● **Exercise task**
Pictures must not be retyped. Return exactly the lines from the one with "Convert this chart to matplotlib code." through the one with "import numpy as np", both included, and no others.

Stored items:
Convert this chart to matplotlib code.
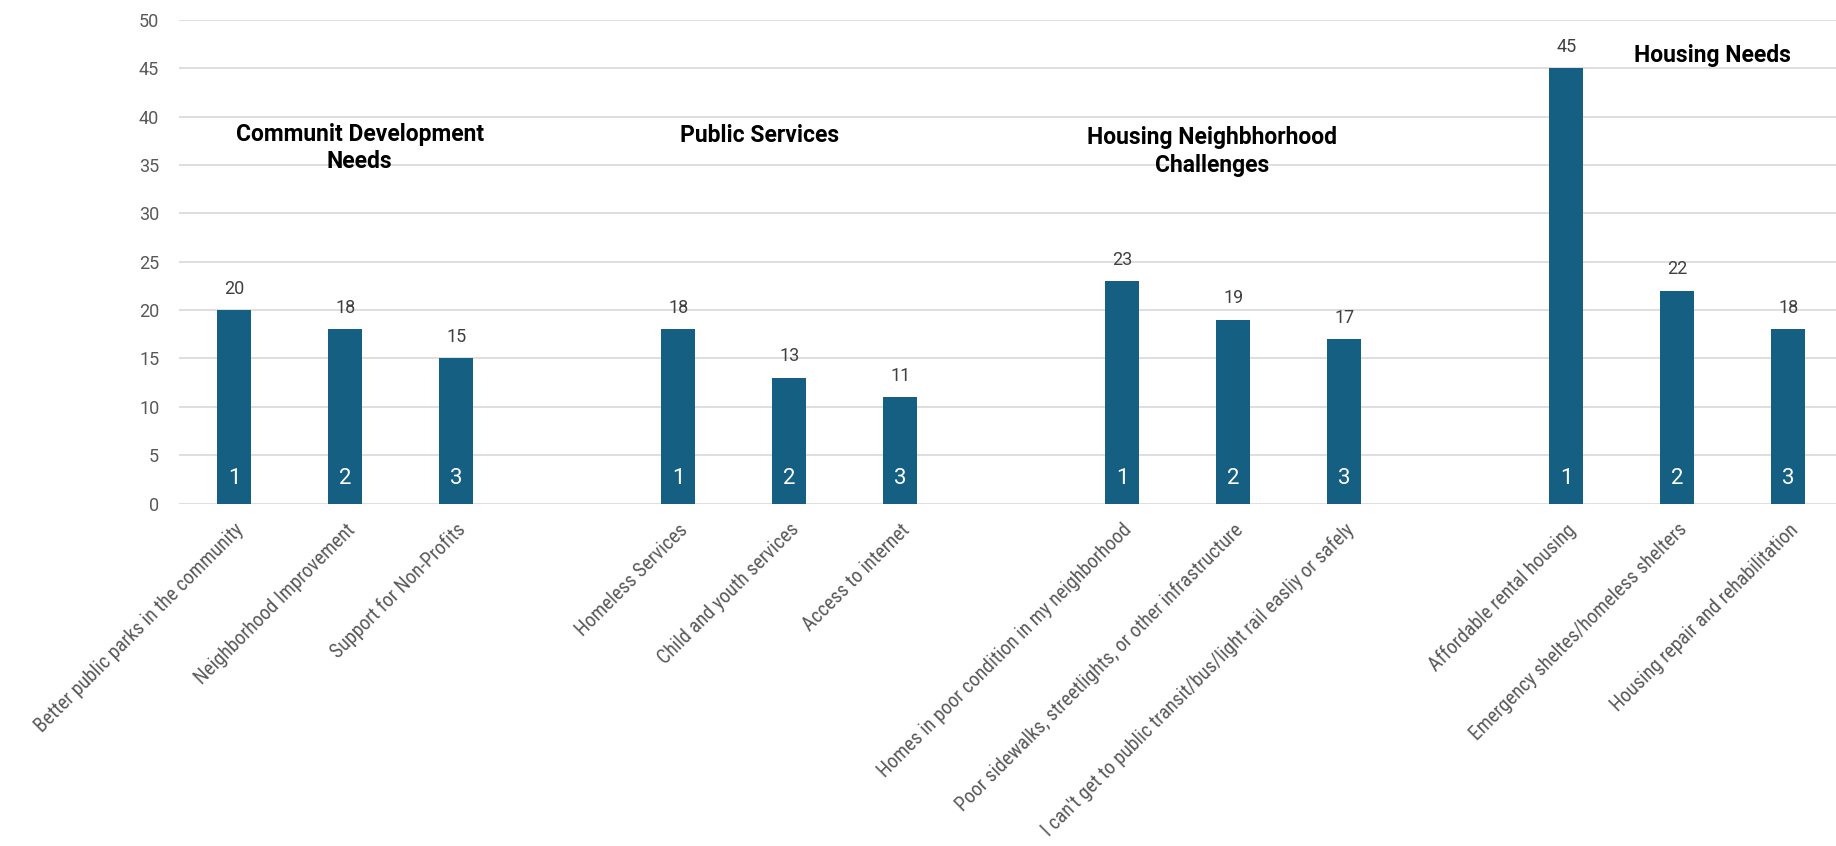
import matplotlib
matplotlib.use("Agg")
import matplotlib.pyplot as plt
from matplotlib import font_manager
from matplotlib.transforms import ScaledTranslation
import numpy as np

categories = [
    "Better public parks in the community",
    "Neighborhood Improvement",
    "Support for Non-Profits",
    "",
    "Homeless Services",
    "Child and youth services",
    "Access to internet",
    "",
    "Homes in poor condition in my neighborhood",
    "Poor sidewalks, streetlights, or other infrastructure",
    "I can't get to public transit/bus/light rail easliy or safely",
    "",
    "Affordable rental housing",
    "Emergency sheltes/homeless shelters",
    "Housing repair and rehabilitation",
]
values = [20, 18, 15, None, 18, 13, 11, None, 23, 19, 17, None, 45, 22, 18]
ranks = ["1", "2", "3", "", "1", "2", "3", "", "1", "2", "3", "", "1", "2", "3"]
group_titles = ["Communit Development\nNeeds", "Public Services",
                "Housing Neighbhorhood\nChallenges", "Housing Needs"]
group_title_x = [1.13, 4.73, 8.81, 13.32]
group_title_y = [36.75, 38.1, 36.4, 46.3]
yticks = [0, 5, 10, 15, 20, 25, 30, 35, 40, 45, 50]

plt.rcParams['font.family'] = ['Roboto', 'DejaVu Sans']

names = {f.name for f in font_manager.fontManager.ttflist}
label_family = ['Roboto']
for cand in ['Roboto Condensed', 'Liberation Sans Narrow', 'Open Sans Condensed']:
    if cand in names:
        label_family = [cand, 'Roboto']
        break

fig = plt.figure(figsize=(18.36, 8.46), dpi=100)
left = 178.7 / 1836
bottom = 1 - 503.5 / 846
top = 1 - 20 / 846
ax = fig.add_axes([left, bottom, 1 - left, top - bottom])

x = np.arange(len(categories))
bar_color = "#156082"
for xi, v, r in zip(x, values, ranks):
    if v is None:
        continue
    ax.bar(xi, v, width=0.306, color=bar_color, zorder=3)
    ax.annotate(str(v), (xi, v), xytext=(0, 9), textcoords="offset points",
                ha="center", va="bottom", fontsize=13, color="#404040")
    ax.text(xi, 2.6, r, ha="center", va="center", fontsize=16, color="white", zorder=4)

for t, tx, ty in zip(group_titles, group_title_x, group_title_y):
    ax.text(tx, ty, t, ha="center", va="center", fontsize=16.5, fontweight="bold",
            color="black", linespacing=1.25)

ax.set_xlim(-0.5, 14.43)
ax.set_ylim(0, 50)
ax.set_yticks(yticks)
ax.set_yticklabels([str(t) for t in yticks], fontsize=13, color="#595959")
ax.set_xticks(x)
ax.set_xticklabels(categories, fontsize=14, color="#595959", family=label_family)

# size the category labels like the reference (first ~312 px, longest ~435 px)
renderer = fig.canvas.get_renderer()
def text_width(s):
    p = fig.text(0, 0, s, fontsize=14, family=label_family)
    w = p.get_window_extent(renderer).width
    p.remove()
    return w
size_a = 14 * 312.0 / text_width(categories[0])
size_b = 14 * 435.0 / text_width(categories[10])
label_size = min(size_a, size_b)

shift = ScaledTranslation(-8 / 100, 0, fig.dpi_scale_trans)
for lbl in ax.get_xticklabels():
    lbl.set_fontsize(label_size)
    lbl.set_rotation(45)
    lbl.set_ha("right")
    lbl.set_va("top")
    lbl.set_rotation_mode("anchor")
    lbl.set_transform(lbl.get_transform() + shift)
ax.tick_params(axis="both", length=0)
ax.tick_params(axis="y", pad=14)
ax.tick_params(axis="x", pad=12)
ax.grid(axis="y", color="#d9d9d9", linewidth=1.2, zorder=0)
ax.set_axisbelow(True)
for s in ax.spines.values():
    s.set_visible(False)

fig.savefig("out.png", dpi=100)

* * *

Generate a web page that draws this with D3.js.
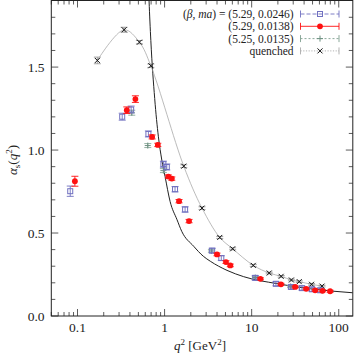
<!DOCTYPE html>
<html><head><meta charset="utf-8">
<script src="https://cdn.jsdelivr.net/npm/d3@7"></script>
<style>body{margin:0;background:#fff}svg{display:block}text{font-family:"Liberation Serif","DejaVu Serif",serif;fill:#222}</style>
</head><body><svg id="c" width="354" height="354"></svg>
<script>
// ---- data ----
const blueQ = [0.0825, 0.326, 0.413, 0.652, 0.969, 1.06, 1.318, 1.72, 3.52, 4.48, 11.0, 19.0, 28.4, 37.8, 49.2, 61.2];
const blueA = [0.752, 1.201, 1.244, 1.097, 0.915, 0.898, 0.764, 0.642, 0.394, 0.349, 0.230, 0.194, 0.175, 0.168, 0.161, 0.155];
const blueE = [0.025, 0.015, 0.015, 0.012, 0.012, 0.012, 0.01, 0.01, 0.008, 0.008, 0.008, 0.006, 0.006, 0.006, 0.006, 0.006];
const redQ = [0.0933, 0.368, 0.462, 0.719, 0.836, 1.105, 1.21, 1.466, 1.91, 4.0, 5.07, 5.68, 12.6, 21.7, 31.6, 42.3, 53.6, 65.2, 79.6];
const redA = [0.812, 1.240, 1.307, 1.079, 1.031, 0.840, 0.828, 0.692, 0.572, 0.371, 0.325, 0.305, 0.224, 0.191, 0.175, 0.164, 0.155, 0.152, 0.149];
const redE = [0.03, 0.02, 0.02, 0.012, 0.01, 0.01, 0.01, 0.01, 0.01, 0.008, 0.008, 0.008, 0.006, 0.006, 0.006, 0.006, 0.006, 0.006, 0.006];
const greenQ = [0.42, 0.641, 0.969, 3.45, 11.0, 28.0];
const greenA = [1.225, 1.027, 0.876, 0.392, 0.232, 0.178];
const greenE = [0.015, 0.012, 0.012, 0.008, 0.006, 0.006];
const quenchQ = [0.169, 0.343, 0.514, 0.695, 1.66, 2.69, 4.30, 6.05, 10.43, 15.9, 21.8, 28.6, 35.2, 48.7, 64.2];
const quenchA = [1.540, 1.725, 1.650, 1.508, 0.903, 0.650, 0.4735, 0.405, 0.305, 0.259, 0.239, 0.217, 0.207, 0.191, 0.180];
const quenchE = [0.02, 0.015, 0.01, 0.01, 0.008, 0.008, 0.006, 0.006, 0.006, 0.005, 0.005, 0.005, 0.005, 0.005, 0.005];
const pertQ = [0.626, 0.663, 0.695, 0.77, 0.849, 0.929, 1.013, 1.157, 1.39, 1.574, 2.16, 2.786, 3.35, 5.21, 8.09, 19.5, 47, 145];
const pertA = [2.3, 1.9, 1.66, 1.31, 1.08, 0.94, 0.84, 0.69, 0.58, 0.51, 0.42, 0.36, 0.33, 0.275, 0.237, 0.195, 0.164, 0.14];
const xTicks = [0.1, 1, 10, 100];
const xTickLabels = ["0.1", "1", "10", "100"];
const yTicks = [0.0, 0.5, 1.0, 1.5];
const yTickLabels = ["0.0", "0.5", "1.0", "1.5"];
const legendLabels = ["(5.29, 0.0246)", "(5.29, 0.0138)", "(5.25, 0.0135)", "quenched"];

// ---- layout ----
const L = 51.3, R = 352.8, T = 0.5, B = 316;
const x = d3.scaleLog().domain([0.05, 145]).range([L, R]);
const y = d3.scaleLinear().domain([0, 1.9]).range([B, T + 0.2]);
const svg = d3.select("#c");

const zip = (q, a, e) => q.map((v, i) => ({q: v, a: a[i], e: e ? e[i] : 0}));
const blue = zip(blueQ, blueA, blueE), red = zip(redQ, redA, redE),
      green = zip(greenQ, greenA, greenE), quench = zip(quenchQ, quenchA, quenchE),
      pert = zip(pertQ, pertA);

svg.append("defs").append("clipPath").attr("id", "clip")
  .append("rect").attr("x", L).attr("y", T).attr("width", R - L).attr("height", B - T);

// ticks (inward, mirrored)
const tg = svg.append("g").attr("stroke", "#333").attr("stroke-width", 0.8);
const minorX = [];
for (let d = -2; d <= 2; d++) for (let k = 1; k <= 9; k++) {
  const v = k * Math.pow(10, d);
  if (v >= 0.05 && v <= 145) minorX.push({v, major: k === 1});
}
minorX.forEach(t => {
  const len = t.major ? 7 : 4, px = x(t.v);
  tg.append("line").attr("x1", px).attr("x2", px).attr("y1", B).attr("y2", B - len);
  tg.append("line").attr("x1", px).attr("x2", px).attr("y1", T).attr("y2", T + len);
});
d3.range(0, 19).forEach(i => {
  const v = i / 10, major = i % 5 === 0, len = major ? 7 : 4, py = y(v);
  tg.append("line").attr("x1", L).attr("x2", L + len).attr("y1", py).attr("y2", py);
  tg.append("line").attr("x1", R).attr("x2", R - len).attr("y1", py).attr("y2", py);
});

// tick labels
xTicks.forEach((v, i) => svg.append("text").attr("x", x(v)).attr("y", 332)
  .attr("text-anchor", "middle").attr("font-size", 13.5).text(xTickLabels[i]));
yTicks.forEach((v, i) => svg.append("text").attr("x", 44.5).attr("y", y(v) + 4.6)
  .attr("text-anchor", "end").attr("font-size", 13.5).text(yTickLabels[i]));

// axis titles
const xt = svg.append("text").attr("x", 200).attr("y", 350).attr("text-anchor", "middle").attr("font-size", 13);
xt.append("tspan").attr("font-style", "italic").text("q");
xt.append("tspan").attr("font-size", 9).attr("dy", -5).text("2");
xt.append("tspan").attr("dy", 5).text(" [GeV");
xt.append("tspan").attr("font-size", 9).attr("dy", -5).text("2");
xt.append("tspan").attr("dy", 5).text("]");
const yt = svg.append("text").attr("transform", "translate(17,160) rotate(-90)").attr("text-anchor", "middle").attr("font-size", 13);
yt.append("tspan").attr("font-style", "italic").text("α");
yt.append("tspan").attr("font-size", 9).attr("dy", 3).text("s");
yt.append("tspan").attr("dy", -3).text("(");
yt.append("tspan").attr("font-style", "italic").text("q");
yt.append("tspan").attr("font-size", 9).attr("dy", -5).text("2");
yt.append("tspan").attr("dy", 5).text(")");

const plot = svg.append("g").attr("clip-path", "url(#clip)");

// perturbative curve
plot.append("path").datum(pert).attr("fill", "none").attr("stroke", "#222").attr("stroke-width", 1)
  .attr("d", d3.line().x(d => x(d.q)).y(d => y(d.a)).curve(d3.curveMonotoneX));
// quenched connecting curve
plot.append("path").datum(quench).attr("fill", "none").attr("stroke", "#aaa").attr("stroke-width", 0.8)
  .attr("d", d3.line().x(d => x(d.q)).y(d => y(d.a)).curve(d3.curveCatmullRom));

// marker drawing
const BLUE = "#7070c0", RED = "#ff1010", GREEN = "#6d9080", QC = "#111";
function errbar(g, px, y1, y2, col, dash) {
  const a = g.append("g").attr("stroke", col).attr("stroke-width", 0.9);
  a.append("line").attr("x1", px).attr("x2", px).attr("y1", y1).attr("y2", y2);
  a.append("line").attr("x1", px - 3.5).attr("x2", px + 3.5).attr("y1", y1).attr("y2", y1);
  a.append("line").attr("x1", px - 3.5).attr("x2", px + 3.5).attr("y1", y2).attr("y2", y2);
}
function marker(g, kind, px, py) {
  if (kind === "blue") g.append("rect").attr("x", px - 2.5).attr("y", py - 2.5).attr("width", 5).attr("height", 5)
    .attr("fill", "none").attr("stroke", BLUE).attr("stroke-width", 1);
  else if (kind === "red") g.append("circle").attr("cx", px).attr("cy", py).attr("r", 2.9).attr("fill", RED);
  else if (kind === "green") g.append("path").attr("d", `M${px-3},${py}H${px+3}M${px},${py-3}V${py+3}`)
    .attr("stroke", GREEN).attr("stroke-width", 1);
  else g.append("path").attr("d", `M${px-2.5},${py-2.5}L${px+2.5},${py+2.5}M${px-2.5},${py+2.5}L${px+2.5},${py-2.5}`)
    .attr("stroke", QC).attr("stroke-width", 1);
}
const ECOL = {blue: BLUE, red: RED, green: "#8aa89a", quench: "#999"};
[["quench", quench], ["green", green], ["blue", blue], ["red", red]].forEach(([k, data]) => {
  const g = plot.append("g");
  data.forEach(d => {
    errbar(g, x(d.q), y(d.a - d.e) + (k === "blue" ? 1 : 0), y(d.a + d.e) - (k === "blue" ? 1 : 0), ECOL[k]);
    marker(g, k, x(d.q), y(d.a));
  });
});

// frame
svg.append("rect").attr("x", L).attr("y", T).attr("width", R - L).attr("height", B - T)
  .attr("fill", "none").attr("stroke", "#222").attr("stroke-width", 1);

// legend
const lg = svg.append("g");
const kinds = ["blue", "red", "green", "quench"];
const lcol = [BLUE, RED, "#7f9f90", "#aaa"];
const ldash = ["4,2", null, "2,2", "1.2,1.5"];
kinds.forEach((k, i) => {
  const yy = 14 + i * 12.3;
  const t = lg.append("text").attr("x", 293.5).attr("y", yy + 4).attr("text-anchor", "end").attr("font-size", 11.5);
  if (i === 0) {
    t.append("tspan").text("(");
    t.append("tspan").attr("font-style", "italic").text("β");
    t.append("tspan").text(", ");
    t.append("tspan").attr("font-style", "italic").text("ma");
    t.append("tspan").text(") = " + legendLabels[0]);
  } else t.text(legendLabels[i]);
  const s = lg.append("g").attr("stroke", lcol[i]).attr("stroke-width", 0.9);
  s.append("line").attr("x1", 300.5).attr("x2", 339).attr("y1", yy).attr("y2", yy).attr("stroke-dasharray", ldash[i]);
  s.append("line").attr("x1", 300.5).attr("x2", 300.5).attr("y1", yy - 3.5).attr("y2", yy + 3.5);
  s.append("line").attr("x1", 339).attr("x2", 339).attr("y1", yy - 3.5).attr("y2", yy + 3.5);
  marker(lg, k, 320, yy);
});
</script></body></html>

● **Output below**
Convert this chart to matplotlib code.
import matplotlib
matplotlib.use("Agg")
import matplotlib.pyplot as plt
from matplotlib import font_manager
from matplotlib.transforms import ScaledTranslation
import numpy as np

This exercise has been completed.